Tuesday, April 14, 2009

Falling in Love with Edward Cullen... What Writers can learn from Twilight.

It’s taken me awhile to get around to reading Twilight. Jealousy? Aw – probably. Plus, I’ve never been super big on vampire books. But love for Twilight seems to keep growing and growing among the females of our species (females of all ages, mind you, not just teenaged girls). So finally I decided I should read it and see what all the fuss is about.

And you guessed it. Now I am a fan too. I borrowed the first book from a 9th grader friend of mine, and sat down to read it one evening before bed. Bad decision. I should have waited until the house didn’t need cleaning, no laundry needed doing, and there was no job to go to… Because by two days later, (thanks to staying up until 4am, reading in bed on the night before a workday,) I had finished that first book and run to the bookstore after work to buy the next one, and the next one. Of course I knew that a number of my friends owned the books, and would gladly lend them to me. I just didn’t want to wait a couple of days to see what became of Bella and Edward’s prohibited and dangerous love…

Now, several weeks later, I own all 4 of the books and have read some of them twice – trying to figure out what’s so addictive about them. (And nope, ya’ll, I’m not in high school anymore!) I’ve also gotten several of my friends to read them – friends in their teens, in their 30s, in their 40s… mothers and teen daughters who are now eagerly sharing the books… And, what the hey, I bought the movie too…

Clearly, this is a book for females, as author Stephen King (who apparently is not so infatuated with Twilight,) has pointed out. But what can writers learn? What is it that draws women to this book? Is it the plot? I don’t think so. Sure, there’s some drama – a near assault, a lot of secrets that people are keeping, a mystery to be sorted through – I mean, who are these Cullens, anyway? And why are they so different?

But no… I think the thing that draws readers most to twilight is the emotionality of the story. The most important scenes in these books are not the action scenes. Nope – they are the scenes where Bella and Edward, the Cullens, Jacob, or some other character is feeling strong emotion – and quite often these characters are just sitting around talking about it.

Usually, it seems, many of us writers want to describe physical movements to show emotion (“She fiddled with her hair…” to show boredom or nervousness. “He sighed…” to show sorrow, frustration, or longing…) And of course we’ve heard writer after writer (excellent, well-published ones,) indicate that this is the best way to show emotion. (Show don’t tell… remember?) : )

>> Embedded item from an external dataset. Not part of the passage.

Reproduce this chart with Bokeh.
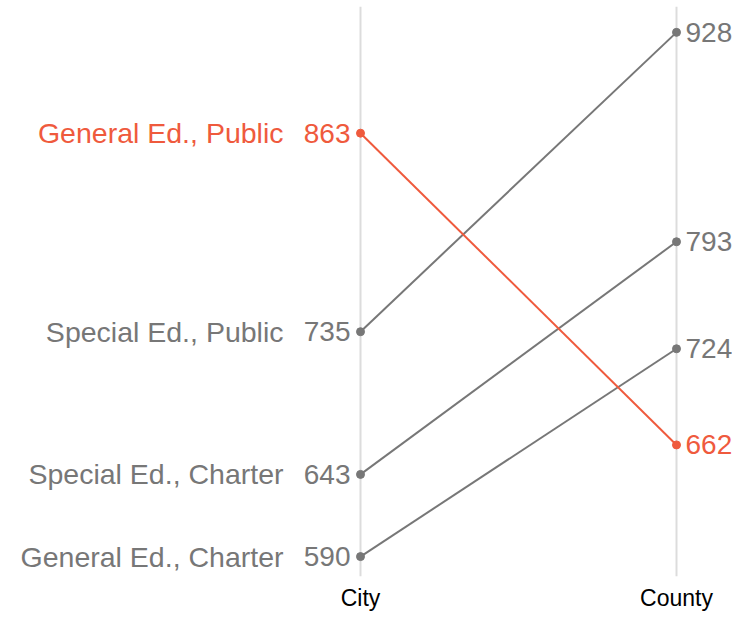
from bokeh.plotting import figure
from bokeh.models import Range1d, FixedTicker
from bokeh.core.properties import value
from bokeh.embed import file_html
from bokeh.resources import INLINE

groups = ["General Ed., Public", "Special Ed., Public", "Special Ed., Charter", "General Ed., Charter"]
city = [863, 735, 643, 590]
county = [662, 928, 793, 724]
columns = ["City", "County"]
highlight = "General Ed., Public"

HI = "#ef5a3d"
GRAY = "#777777"
FONT = "Liberation Sans"

W, H = 732, 613
TOP, BOT = 6, 34
frame_h = H - TOP - BOT
scale = (559 - 32) / (928 - 590)
y_top = 928 + (32 - TOP) / scale
y_bot = y_top - frame_h / scale
xs = (676 - 360)
x_left = -360 / xs
x_right = 1 + (W - 676) / xs

p = figure(width=W, height=H, output_backend="svg", toolbar_location=None,
           x_range=Range1d(x_left, x_right), y_range=Range1d(y_bot, y_top),
           y_axis_location=None, min_border_left=0, min_border_right=0,
           min_border_top=TOP, min_border_bottom=BOT)
p.outline_line_color = None
p.ygrid.grid_line_color = None
p.xaxis.ticker = FixedTicker(ticks=[0, 1])
p.xaxis.major_label_overrides = {0: columns[0], 1: columns[1]}
p.xaxis.axis_line_color = None
p.xaxis.major_tick_line_color = None
p.xaxis.major_tick_out = 0
p.xaxis.major_tick_in = 0
p.xaxis.minor_tick_line_color = None
p.xaxis.major_label_text_font = FONT
p.xaxis.major_label_text_font_size = "23px"
p.xaxis.major_label_text_color = "black"
p.xaxis.major_label_standoff = 8
p.xgrid.ticker = FixedTicker(ticks=[0, 1])
p.xgrid.grid_line_color = "#dcdcdc"
p.xgrid.grid_line_width = 2

order = [i for i, g in enumerate(groups) if g != highlight] + [i for i, g in enumerate(groups) if g == highlight]
for i in order:
    c = HI if groups[i] == highlight else GRAY
    p.line([0, 1], [city[i], county[i]], line_color=c, line_width=2)
    p.scatter([0, 1], [city[i], county[i]], size=8, fill_color=c, line_color=c)
    p.text([0], [city[i]], text=[str(city[i])], text_align="right", text_baseline="middle",
           x_offset=-10, text_color=c, text_font=value(FONT), text_font_size="28px")
    p.text([0], [city[i]], text=[groups[i]], text_align="right", text_baseline="middle",
           x_offset=-77, text_color=c, text_font=value(FONT), text_font_size="28.5px")
    p.text([1], [county[i]], text=[str(county[i])], text_align="left", text_baseline="middle",
           x_offset=9, text_color=c, text_font=value(FONT), text_font_size="28px")

open("out.html", "w").write(file_html(p, INLINE))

But sometimes I struggle to describe the emotions I’m trying to portray clearly enough through showing. Sometimes I feel that I’m saying “he sighed, she giggled, I raised an eyebrow in shock…” over and over again. Yuck! God help me! How can I describe these people’s actions in a way that more clearly shows that what I am really describing is emotional re-actions?

And now along comes Stephanie Meyer, with books whose primary strength is emotion -- (the longing for something that the characters cannot have and cannot live without, and the passion and fear and confusion that goes along with that).

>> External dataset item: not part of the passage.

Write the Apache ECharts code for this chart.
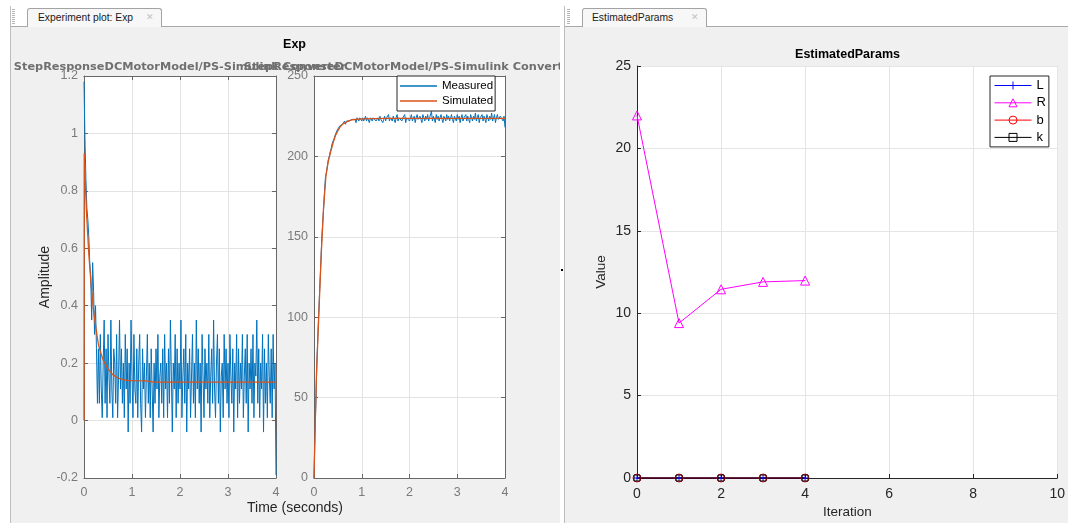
<!DOCTYPE html>
<html><head><meta charset="utf-8">
<script src="https://cdn.jsdelivr.net/npm/echarts@6.0.0/dist/echarts.min.js"></script>
<style>
html,body{margin:0;padding:0;width:1068px;height:523px;overflow:hidden;background:#fff;font-family:'Liberation Sans',Arial,sans-serif}
.abs{position:absolute;box-sizing:border-box}
.panel{background:#f0f0f0;border-top:1px solid #a9a9a9;border-left:1px solid #bdbdbd}
.grip{width:3px;height:16px;top:9px;background:repeating-linear-gradient(#b5b5b5 0 1px,transparent 1px 2px)}
.vline{width:1px;top:6px;height:21px;background:#bdbdbd}
.tab{top:8px;height:19px;border:1px solid #a3a3a3;border-bottom:none;border-radius:3px 3px 0 0;background:#f7f7f7;font-size:10.3px;line-height:17px;color:#1a1a1a;white-space:nowrap}
.close{position:absolute;top:0;font-size:9px;color:#c2c2c2;font-family:'DejaVu Sans',sans-serif}
#chartL{left:0;top:0;width:560px;height:523px;z-index:3}
#chartR{left:560px;top:0;width:508px;height:523px;z-index:3}
</style></head>
<body>
<div class="abs panel" style="left:10px;top:26px;width:550px;height:497px"></div>
<div class="abs panel" style="left:564px;top:26px;width:504px;height:497px"></div>
<div class="abs vline" style="left:10px"></div>
<div class="abs vline" style="left:564px"></div>
<div class="abs grip" style="left:12px"></div>
<div class="abs grip" style="left:567px"></div>
<div class="abs tab" style="left:27px;width:135px;padding-left:10px">Experiment plot: Exp<span class="close" style="left:118px">✕</span></div>
<div class="abs tab" style="left:582px;width:125px;padding-left:9px">EstimatedParams<span class="close" style="left:108px">✕</span></div>
<div class="abs" style="left:561px;top:269px;width:2px;height:2px;background:#000"></div>
<div id="chartL" class="abs"></div>
<div id="chartR" class="abs"></div>
<script>
// ---------------- data ----------------
const sampleTime = 0.02; // seconds between measured samples

// Measured motor current (Amplitude), one value every sampleTime, t = 0 .. 4 s
const currentMeasured = [
  1.18, 0.98, 0.84, 0.74, 0.70, 0.64, 0.55, 0.50, 0.35, 0.55, 0.45, 0.30, 0.40, 0.25, 0.06,
  0.25, 0.06, 0.3, 0.11, 0.01, 0.2, 0.35, 0.06, 0.25, 0.01,
  0.3, 0.155, 0.06, 0.35, 0.11, 0.01, 0.25, 0.2, 0.06, 0.3,
  0.01, 0.155, 0.35, 0.11, 0.25, 0.06, 0.2, 0.01, 0.3, 0.11,
  0.25, -0.04, 0.2, 0.06, 0.35, 0.155, 0.01, 0.3, 0.11, 0.06,
  0.25, 0.01, 0.2, 0.3, 0.06, -0.04, 0.25, 0.11, 0.2, 0.01,
  0.155, 0.3, 0.06, 0.2, 0.01, 0.25, 0.11, -0.04, 0.2, 0.06,
  0.25, 0.11, 0.3, 0.01, 0.155, 0.2, 0.06, 0.25, 0.01, 0.3,
  0.11, 0.2, 0.01, 0.25, 0.06, 0.35, 0.155, -0.04, 0.2, 0.11,
  0.3, 0.01, 0.25, 0.06, 0.2, 0.11, 0.35, 0.01, 0.155, 0.25,
  0.06, 0.3, -0.04, 0.2, 0.11, 0.25, 0.01, 0.155, 0.3, 0.06,
  0.2, 0.01, 0.35, 0.11, 0.25, 0.06, 0.2, -0.04, 0.3, 0.155,
  0.01, 0.25, 0.11, 0.2, 0.06, 0.3, 0.01, 0.155, 0.25, 0.06,
  0.35, 0.11, 0.01, 0.2, 0.3, 0.06, 0.25, -0.04, 0.155, 0.2,
  0.01, 0.3, 0.11, 0.25, 0.06, 0.2, 0.01, 0.3, 0.155, 0.06,
  0.25, -0.04, 0.2, 0.11, 0.3, 0.01, 0.25, 0.06, 0.2, 0.11,
  0.3, 0.01, 0.155, 0.25, 0.06, 0.3, -0.04, 0.2, 0.11, 0.25,
  0.06, 0.3, 0.01, 0.2, 0.155, 0.35, 0.06, 0.25, 0.01, 0.2,
  0.11, 0.3, -0.04, 0.25, 0.06, 0.2, 0.01, 0.3, 0.155, 0.06,
  0.25, 0.01, 0.3, 0.11, 0.2,
  -0.19
];

// Simulated motor current
const simCurrentTime = [0, 0.005, 0.05, 0.1, 0.15, 0.2, 0.25, 0.3, 0.35, 0.4, 0.5, 0.6, 0.7, 0.8, 0.9, 1.0, 1.3, 1.45, 2, 3, 4];
const simCurrent     = [0, 0.93, 0.73, 0.58, 0.47, 0.38, 0.32, 0.265, 0.235, 0.21, 0.18, 0.16, 0.149, 0.143, 0.14, 0.139, 0.138, 0.134, 0.134, 0.134, 0.134];

// Measured motor speed, one value every sampleTime, t = 0 .. 4 s
const speedMeasured = [
  0, 28, 47, 72, 88, 103, 118, 131, 147, 158, 167, 178, 187, 190, 194, 198, 200, 203, 205, 208,
  209, 211, 213, 214, 216, 217, 217, 219, 218, 220, 220, 221, 222, 220, 222, 221, 223, 222, 223, 221, 223,
  222, 224, 223, 221, 224, 223, 222, 224, 223, 222,
  224, 222, 223, 225, 222, 224, 223, 221, 224, 223,
  222, 224, 223, 225, 222, 223, 224, 222, 225, 223,
  224, 221, 223, 225, 222, 224, 223, 226, 222, 224,
  223, 222, 225, 223, 221, 224, 226, 222, 224, 223,
  225, 222, 224, 223, 226, 221, 224, 223, 225, 222,
  224, 226, 222, 223, 225, 221, 224, 226, 223, 222,
  225, 223, 221, 226, 224, 222, 225, 223, 226, 222,
  224, 223, 228, 222, 225, 224, 221, 226, 223, 225,
  222, 224, 226, 223, 221, 225, 224, 222, 226, 223,
  225, 222, 224, 226, 223, 221, 225, 224, 222, 226,
  223, 225, 221, 224, 226, 222, 224, 223, 226, 222,
  225, 223, 221, 226, 224, 222, 225, 223, 227, 222,
  224, 226, 221, 224, 223, 226, 222, 225, 223, 221,
  226, 224, 222, 225, 223, 227, 222, 224, 226, 221,
  224, 226, 223, 222, 225, 224, 226, 222, 225, 218
];

// Simulated motor speed
const simSpeedTime = [0, 0.02, 0.05, 0.1, 0.15, 0.2, 0.25, 0.3, 0.35, 0.4, 0.45, 0.5, 0.55, 0.6, 0.7, 0.8, 1.0, 1.5, 2, 3, 4];
const simSpeed     = [0, 26, 63, 101, 138, 168, 188, 197, 203, 208.5, 213, 216, 218.5, 220, 221.8, 222.8, 223.3, 223.6, 223.6, 223.6, 223.6];

// Estimated parameters per iteration
const iterations = [0, 1, 2, 3, 4];
const paramL = [0, 0, 0, 0, 0];
const paramR = [22.0, 9.4, 11.45, 11.9, 11.98];
const paramB = [0, 0, 0, 0, 0];
const paramK = [0, 0, 0, 0, 0];

// ---------------- helpers ----------------
const FONT = "'Liberation Sans', Arial, sans-serif";
const BLUE = '#0072BD', ORANGE = '#D95319';
const pairs = (xs, ys) => ys.map((v, i) => [xs[i], v]);
const sampled = ys => ys.map((v, i) => [Math.round(i * sampleTime * 1000) / 1000, v]);

const axisGray = '#676767', labelGray = '#7a7a7a', gridGray = '#e3e3e3';
function leftX(gi, pos) {
  const main = pos === 'bottom';
  return {
    type: 'value', gridIndex: gi, position: pos, min: 0, max: 4, interval: 1,
    axisLine: { show: true, onZero: false, lineStyle: { color: axisGray, width: 1 } },
    axisTick: { show: true, inside: true, length: 4, lineStyle: { color: axisGray } },
    axisLabel: { show: main, color: labelGray, fontSize: 12.5, fontFamily: FONT, margin: 8 },
    splitLine: { show: main, lineStyle: { color: gridGray, width: 1 } }
  };
}
function leftY(gi, pos, min, max, interval) {
  const main = pos === 'left';
  return {
    type: 'value', gridIndex: gi, position: pos, min, max, interval,
    axisLine: { show: true, onZero: false, lineStyle: { color: axisGray, width: 1 } },
    axisTick: { show: true, inside: true, length: 4, lineStyle: { color: axisGray } },
    axisLabel: { show: main, color: labelGray, fontSize: 12.5, fontFamily: FONT, margin: 6,
                 formatter: v => String(Math.round(v * 100) / 100) },
    splitLine: { show: main, lineStyle: { color: gridGray, width: 1 } }
  };
}
const lineIcon = 'path://M0,0H40V1.6H0Z';

function txt(x, y, text, font, fill, rot) {
  return { type: 'text', x, y, rotation: rot || 0, z: 50,
    style: { text, font, fill, textAlign: 'center', textVerticalAlign: 'middle', align: 'center', verticalAlign: 'middle' } };
}

// ---------------- left chart ----------------
const chartL = echarts.init(document.getElementById('chartL'), null, { renderer: 'canvas' });
chartL.setOption({
  animation: false,
  backgroundColor: 'transparent',
  grid: [
    { left: 84, top: 76, width: 192, height: 402, show: true, backgroundColor: '#fff', borderWidth: 0 },
    { left: 314, top: 76, width: 191, height: 402, show: true, backgroundColor: '#fff', borderWidth: 0 }
  ],
  xAxis: [leftX(0, 'bottom'), leftX(0, 'top'), leftX(1, 'bottom'), leftX(1, 'top')],
  yAxis: [leftY(0, 'left', -0.2, 1.2, 0.2), leftY(0, 'right', -0.2, 1.2, 0.2),
          leftY(1, 'left', 0, 250, 50), leftY(1, 'right', 0, 250, 50)],
  legend: {
    left: 397, top: 76, orient: 'vertical', selectedMode: false,
    data: [{ name: 'Measured', icon: lineIcon }, { name: 'Simulated', icon: lineIcon }],
    itemWidth: 37, itemHeight: 12, itemGap: 3,
    padding: [4, 2, 4, 3],
    backgroundColor: '#fff', borderColor: '#262626', borderWidth: 1, borderRadius: 0,
    textStyle: { fontSize: 11.5, color: '#000', fontFamily: FONT }
  },
  graphic: [
    txt(294.5, 45, 'Exp', "bold 12.5px 'Liberation Sans', Arial", '#000'),
    txt(180, 67, 'StepResponseDCMotorModel/PS-Simulink Converter', "bold 11.3px 'DejaVu Sans'", '#6f6f6f'),
    txt(410, 67, 'StepResponseDCMotorModel/PS-Simulink Converter', "bold 11.3px 'DejaVu Sans'", '#6f6f6f'),
    txt(45, 277, 'Amplitude', "14px 'Liberation Sans', Arial", '#262626', Math.PI / 2),
    txt(295, 508, 'Time (seconds)', "14px 'Liberation Sans', Arial", '#262626')
  ],
  series: [
    { name: 'Measured', type: 'line', xAxisIndex: 0, yAxisIndex: 0, data: sampled(currentMeasured),
      symbol: 'none', lineStyle: { color: BLUE, width: 1 }, itemStyle: { color: BLUE } },
    { name: 'Simulated', type: 'line', xAxisIndex: 0, yAxisIndex: 0, data: pairs(simCurrentTime, simCurrent),
      symbol: 'none', lineStyle: { color: ORANGE, width: 1.3 }, itemStyle: { color: ORANGE } },
    { name: 'Measured', type: 'line', xAxisIndex: 2, yAxisIndex: 2, data: sampled(speedMeasured),
      symbol: 'none', lineStyle: { color: BLUE, width: 1 }, itemStyle: { color: BLUE } },
    { name: 'Simulated', type: 'line', xAxisIndex: 2, yAxisIndex: 2, data: pairs(simSpeedTime, simSpeed),
      symbol: 'none', lineStyle: { color: ORANGE, width: 1.3 }, itemStyle: { color: ORANGE } }
  ]
});

// ---------------- right chart ----------------
const dark = '#262626';
const chartR = echarts.init(document.getElementById('chartR'), null, { renderer: 'canvas' });
const plusPath = 'path://M4.4,0H5.6V4.4H10V5.6H5.6V10H4.4V5.6H0V4.4H4.4Z';
function paramSeries(name, ys, color, symbol, size) {
  return {
    name, type: 'line', data: pairs(iterations, ys), clip: false,
    symbol, symbolSize: size, showSymbol: true,
    lineStyle: { color, width: 1 },
    itemStyle: symbol === plusPath ? { color, borderWidth: 0 }
                                   : { color: 'rgba(255,255,255,0)', borderColor: color, borderWidth: 1 }
  };
}
chartR.setOption({
  animation: false,
  backgroundColor: 'transparent',
  grid: { left: 77, top: 66, width: 421, height: 412, show: true, backgroundColor: '#fff', borderWidth: 0 },
  xAxis: {
    type: 'value', min: 0, max: 10, interval: 2,
    axisLine: { onZero: false, lineStyle: { color: dark, width: 1 } },
    axisTick: { inside: true, length: 4, lineStyle: { color: dark } },
    axisLabel: { color: dark, fontSize: 14, fontFamily: FONT, margin: 9 },
    splitLine: { show: true, lineStyle: { color: '#e5e5e5' } }
  },
  yAxis: {
    type: 'value', min: 0, max: 25, interval: 5,
    axisLine: { show: true, onZero: false, lineStyle: { color: dark, width: 1 } },
    axisTick: { show: true, inside: true, length: 4, lineStyle: { color: dark } },
    axisLabel: { color: dark, fontSize: 14, fontFamily: FONT, margin: 6 },
    splitLine: { show: true, lineStyle: { color: '#e5e5e5' } }
  },
  legend: {
    left: 430, top: 76, orient: 'vertical', selectedMode: false,
    data: ['L', 'R', 'b', 'k'],
    itemWidth: 37, itemHeight: 10, itemGap: 4.3,
    padding: [3, 3, 3, 4],
    lineStyle: { width: 1 },
    itemStyle: { borderWidth: 1 },
    backgroundColor: '#fff', borderColor: dark, borderWidth: 1, borderRadius: 0,
    textStyle: { fontSize: 13, color: '#000', fontFamily: FONT }
  },
  graphic: [
    txt(287.5, 55, 'EstimatedParams', "bold 12.5px 'Liberation Sans', Arial", '#000'),
    txt(41.7, 272, 'Value', "13.5px 'Liberation Sans', Arial", dark, Math.PI / 2),
    txt(287.3, 512.5, 'Iteration', "13.5px 'Liberation Sans', Arial", dark)
  ],
  series: [
    paramSeries('L', paramL, '#0000ff', plusPath, 7),
    paramSeries('R', paramR, '#ff00ff', 'triangle', 9),
    paramSeries('b', paramB, '#ff0000', 'circle', 8),
    paramSeries('k', paramK, '#000000', 'rect', 6)
  ]
});
</script>
</body></html>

So I looked at how she described their emotion so convincingly to my heart, and the hearts of all these women -- she did it so effectively that we cannot put the books down. We’re right there in the story too. And so, what did I see? Lots and lots of lines like these:

Telling and Adverbs?
1.) He gave a sarcastic smile that matched his tone.
2.) It was a self-congratulatory smile
3.) “It’s all right,” he answered, unimpressed
4.) He chuckled. Even his laugh sounded exhausted.
5.) “You’re early,” I said, elated
6.) “You were listening again?” I was horror-struck. All traces of my sudden good humor vanished.
7.) I kept my expression polite as I waited.
8.) “How’s your head?” he asked, innocently.

Of course there are examples of “showing” too.

1.) “It’s a BMW,” he rolled his eyes.
2.) “You’re unbelievable,” I turned, stomping away in the general direction of the parking lot.
3.) He sighed. “Will you forgive me if I apologize?”
4.) “Bella, I think you should go inside now.” His low voice was rough, his eyes on the clouds again.

The combination of the two?
1. “Really?” He was unconvinced. His eyes shifted their focus slightly, looking over my shoulder and narrowing.
2. “That was the plan.” I grimaced, wishing he hadn’t brought it up so I wouldn’t have to compose careful half-truths…
So, whether this is helpful to anyone else, or just to me, I am not sure. But Twilight has been a good reminder to me. “Everything in moderation” seems to be the best rule when writing descriptions of emotion. Thanks to Stephanie Meyer for creating a book full of emotions to give me that reminder.